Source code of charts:
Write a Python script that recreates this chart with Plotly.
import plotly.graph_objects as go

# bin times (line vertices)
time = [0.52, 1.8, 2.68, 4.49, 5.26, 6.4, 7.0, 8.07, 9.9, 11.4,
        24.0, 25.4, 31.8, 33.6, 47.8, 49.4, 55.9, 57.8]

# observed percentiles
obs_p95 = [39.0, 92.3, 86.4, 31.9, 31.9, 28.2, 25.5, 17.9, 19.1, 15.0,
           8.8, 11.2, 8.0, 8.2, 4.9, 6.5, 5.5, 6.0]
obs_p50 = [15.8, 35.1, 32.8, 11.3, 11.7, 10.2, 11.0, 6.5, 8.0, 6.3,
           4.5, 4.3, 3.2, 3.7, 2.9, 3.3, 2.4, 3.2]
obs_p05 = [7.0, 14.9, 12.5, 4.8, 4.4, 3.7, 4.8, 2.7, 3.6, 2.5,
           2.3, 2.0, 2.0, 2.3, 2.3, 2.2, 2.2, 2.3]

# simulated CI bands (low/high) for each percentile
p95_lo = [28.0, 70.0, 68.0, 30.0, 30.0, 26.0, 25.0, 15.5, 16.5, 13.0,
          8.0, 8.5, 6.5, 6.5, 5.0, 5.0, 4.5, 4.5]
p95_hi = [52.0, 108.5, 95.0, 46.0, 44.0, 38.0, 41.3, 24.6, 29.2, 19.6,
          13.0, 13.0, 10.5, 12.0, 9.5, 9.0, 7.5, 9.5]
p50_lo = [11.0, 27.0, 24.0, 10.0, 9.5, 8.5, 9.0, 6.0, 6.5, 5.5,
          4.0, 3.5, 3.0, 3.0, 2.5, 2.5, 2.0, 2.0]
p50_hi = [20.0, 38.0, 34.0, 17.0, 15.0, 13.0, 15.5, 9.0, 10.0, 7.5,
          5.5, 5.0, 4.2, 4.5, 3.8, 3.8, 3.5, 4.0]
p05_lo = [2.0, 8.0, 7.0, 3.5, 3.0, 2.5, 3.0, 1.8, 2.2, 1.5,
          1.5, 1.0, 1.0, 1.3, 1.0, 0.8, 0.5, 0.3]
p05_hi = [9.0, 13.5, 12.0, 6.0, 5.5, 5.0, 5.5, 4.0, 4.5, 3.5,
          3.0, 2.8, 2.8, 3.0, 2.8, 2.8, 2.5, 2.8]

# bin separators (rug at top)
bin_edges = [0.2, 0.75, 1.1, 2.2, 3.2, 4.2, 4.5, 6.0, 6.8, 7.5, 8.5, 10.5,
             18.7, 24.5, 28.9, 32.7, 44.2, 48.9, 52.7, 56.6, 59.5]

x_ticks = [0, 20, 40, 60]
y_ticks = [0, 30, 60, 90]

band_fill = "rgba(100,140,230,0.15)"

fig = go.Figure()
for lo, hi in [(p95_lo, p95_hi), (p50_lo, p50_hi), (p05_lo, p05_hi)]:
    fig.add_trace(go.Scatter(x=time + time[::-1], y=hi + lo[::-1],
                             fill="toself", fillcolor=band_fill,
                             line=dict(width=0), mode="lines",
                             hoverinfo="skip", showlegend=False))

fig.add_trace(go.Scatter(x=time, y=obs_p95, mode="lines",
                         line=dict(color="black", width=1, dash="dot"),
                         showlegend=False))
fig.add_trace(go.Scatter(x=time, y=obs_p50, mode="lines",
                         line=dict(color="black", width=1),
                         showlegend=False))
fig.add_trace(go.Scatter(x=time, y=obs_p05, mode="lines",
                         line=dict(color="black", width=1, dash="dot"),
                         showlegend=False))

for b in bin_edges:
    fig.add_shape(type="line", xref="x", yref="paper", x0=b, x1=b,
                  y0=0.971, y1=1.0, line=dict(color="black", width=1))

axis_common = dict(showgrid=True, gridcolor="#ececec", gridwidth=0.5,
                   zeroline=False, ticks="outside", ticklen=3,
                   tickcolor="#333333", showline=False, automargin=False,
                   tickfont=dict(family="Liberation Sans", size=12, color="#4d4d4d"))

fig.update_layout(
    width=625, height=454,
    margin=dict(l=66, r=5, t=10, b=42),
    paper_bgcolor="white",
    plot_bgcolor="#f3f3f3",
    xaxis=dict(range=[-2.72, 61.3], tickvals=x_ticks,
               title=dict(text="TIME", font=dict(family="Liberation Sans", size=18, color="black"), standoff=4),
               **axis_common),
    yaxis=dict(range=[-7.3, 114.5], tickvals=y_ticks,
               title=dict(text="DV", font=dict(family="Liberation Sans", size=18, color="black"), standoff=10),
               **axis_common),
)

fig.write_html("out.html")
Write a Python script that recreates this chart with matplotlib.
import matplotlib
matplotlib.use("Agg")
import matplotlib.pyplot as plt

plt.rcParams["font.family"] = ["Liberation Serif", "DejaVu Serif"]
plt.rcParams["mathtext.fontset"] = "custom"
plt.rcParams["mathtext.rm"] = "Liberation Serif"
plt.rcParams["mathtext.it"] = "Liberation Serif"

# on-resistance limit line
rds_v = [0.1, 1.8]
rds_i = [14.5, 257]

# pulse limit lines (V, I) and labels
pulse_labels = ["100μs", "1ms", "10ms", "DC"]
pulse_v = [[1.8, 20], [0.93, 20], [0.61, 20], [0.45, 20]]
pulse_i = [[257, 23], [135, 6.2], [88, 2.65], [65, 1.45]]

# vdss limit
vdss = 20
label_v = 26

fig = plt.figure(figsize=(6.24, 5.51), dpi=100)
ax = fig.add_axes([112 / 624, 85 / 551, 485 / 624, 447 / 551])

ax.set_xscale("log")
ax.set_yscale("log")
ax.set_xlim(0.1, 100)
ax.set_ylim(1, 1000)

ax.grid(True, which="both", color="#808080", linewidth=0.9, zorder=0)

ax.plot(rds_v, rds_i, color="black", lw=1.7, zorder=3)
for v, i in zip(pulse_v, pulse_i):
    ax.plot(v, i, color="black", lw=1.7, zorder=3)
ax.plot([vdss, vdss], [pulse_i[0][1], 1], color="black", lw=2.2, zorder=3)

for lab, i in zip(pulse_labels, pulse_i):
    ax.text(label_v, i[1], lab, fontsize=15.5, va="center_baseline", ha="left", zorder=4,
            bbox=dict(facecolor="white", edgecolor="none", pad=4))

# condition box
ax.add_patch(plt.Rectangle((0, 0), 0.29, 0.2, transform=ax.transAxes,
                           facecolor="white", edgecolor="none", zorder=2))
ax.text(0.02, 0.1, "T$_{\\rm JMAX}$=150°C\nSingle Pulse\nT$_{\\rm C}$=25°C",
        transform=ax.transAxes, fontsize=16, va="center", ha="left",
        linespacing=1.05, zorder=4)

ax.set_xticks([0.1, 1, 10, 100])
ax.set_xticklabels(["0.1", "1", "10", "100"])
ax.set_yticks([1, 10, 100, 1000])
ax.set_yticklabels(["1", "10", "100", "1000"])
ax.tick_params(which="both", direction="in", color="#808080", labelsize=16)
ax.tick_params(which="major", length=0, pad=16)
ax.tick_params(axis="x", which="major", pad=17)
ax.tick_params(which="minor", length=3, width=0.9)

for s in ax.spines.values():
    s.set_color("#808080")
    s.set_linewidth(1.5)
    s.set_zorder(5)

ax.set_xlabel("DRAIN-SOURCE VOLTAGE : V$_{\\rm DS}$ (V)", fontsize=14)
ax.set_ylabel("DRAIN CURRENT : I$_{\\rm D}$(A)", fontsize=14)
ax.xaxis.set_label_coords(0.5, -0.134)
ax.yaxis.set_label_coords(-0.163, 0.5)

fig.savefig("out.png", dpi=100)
==
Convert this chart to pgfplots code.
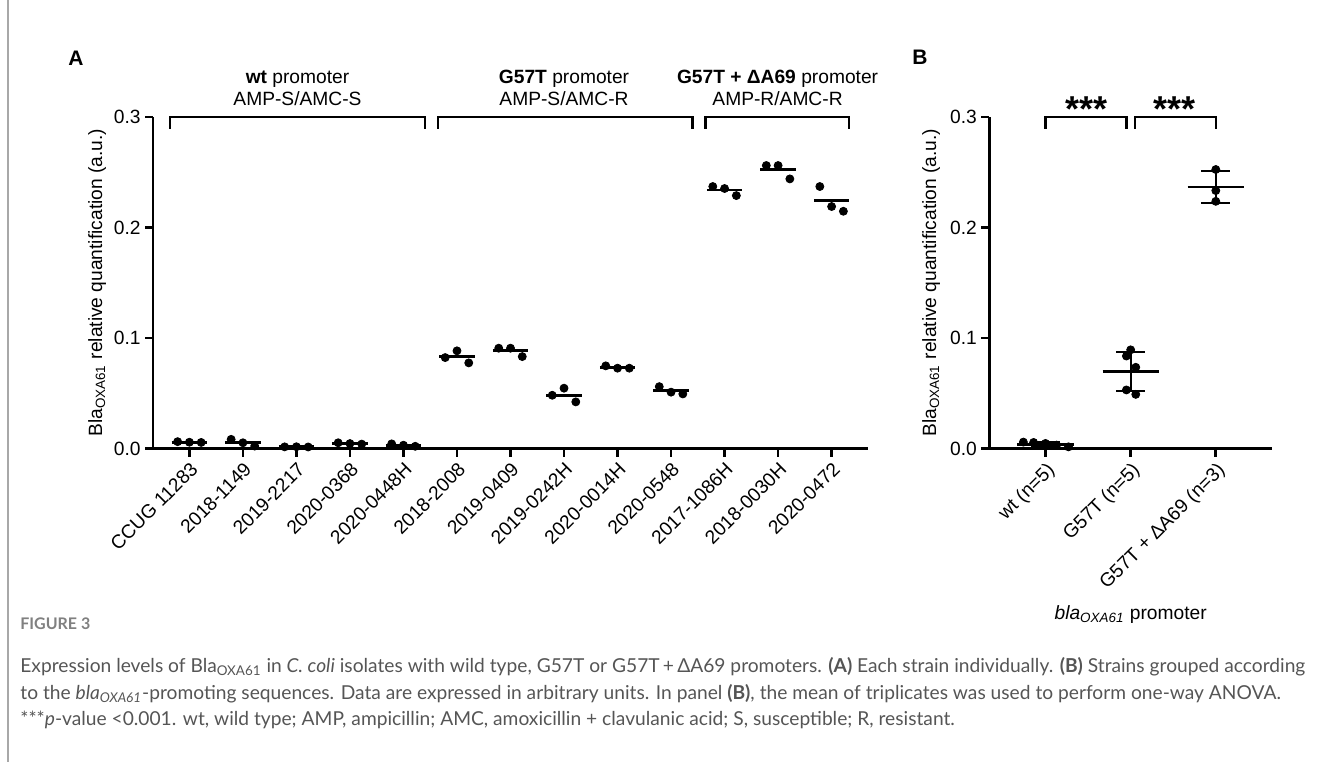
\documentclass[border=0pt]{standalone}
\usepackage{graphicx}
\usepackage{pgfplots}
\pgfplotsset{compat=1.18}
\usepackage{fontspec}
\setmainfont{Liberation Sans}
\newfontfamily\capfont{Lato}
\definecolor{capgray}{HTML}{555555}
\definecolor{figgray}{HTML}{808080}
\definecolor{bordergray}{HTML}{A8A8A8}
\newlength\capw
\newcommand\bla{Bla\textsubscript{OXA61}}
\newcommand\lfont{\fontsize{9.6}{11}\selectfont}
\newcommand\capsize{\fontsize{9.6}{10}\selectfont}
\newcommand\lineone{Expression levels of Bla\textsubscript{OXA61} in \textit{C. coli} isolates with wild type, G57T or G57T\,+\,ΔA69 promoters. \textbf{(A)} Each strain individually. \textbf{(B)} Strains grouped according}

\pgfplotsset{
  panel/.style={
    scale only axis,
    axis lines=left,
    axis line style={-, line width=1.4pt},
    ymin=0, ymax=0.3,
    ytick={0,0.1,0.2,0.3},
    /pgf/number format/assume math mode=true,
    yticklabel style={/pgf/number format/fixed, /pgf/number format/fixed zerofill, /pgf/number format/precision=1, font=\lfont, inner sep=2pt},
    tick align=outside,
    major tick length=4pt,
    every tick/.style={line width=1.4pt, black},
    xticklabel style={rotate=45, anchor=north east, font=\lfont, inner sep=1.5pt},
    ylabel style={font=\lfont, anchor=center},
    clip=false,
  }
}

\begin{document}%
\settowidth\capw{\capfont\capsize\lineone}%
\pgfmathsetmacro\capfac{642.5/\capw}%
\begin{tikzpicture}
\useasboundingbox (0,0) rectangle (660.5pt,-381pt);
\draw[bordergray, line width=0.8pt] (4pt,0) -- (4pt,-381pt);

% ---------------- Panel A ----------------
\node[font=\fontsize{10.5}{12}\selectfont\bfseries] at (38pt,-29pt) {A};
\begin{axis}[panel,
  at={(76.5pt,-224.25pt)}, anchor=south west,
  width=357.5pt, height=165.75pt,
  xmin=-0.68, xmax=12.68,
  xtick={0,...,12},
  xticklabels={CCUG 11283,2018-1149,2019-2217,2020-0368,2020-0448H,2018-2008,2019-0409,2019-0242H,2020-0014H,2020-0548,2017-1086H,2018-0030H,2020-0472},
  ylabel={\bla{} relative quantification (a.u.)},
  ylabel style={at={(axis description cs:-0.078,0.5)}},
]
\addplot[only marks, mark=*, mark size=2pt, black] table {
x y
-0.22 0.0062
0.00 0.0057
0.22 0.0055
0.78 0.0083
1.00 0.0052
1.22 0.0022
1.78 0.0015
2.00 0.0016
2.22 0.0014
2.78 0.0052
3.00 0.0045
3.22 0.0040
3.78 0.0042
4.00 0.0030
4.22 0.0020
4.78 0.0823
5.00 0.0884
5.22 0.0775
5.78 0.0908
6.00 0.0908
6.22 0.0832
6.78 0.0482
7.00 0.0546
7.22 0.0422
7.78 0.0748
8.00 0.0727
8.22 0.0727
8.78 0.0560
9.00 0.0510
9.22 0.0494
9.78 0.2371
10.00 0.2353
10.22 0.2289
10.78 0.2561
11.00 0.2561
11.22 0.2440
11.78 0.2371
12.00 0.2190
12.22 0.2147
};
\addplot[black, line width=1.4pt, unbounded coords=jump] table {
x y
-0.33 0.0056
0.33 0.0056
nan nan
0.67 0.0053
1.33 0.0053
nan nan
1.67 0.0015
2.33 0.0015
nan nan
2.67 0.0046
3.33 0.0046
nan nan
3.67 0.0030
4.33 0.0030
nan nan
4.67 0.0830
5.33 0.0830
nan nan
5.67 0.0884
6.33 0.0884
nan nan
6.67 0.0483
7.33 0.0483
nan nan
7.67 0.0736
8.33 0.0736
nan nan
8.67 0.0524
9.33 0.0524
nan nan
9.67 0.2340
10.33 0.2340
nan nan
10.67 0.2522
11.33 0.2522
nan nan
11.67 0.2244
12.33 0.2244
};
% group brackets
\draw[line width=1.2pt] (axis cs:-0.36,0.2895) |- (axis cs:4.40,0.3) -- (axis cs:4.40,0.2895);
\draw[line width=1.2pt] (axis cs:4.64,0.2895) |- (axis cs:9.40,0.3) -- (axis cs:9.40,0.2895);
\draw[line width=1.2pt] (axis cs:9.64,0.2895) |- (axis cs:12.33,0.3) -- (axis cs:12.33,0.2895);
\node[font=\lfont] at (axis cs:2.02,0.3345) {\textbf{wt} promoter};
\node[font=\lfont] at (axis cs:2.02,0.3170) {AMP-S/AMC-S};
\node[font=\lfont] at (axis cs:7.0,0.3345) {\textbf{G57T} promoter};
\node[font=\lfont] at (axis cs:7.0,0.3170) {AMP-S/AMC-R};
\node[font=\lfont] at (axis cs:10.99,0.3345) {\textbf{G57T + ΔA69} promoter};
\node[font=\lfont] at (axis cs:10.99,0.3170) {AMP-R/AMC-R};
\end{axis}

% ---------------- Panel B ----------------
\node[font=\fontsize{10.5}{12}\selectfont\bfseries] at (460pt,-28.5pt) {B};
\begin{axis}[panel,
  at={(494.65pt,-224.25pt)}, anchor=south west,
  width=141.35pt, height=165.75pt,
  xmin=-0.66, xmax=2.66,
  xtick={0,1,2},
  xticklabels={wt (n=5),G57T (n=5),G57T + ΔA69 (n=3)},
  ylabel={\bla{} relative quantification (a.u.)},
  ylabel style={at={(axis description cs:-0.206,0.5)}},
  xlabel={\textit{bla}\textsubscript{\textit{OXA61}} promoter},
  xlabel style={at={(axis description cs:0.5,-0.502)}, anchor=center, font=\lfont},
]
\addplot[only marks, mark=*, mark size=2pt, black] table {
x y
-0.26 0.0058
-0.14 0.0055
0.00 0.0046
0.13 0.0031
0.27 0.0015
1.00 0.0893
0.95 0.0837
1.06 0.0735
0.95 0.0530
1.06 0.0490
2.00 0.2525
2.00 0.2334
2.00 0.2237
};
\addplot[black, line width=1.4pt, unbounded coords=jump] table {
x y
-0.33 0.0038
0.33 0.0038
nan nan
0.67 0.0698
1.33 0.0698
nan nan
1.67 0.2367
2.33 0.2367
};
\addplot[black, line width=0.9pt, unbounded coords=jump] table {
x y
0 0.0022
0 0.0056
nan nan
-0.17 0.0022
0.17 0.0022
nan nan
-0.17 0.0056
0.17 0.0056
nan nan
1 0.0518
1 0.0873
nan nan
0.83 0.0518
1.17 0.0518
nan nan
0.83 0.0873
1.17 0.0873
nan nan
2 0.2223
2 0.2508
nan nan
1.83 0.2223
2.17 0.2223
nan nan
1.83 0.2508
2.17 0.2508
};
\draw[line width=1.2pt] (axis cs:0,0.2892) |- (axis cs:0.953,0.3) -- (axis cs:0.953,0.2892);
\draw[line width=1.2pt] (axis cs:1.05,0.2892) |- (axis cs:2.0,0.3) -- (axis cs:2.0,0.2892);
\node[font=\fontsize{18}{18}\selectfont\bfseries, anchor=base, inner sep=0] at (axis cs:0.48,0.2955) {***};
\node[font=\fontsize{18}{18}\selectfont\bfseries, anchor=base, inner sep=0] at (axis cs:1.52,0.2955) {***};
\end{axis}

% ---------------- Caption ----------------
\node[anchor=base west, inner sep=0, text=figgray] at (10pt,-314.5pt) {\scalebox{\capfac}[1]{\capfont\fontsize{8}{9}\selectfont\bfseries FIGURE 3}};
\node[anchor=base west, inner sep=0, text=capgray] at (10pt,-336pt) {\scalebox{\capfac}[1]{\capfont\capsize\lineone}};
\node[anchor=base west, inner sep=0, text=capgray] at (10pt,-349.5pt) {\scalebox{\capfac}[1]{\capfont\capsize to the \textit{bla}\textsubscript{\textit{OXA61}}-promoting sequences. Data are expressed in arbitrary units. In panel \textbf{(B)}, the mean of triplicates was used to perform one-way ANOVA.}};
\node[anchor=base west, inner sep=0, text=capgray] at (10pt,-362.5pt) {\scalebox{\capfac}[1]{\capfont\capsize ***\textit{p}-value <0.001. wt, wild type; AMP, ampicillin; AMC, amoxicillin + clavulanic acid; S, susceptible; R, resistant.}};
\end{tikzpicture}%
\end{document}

## TASK TO COMPLETE
Copy out exactly the material that runs from the line with "Convert this chart to pgfplots code." to the line with "isolates with wild", ends included, and leave the pictures behind.

## CORRECT OUTPUT
Convert this chart to pgfplots code.
\documentclass[border=0pt]{standalone}
\usepackage{graphicx}
\usepackage{pgfplots}
\pgfplotsset{compat=1.18}
\usepackage{fontspec}
\setmainfont{Liberation Sans}
\newfontfamily\capfont{Lato}
\definecolor{capgray}{HTML}{555555}
\definecolor{figgray}{HTML}{808080}
\definecolor{bordergray}{HTML}{A8A8A8}
\newlength\capw
\newcommand\bla{Bla\textsubscript{OXA61}}
\newcommand\lfont{\fontsize{9.6}{11}\selectfont}
\newcommand\capsize{\fontsize{9.6}{10}\selectfont}
\newcommand\lineone{Expression levels of Bla\textsubscript{OXA61} in \textit{C. coli} isolates with wild type, G57T or G57T\,+\,ΔA69 promoters. \textbf{(A)} Each strain individually. \textbf{(B)} Strains grouped according}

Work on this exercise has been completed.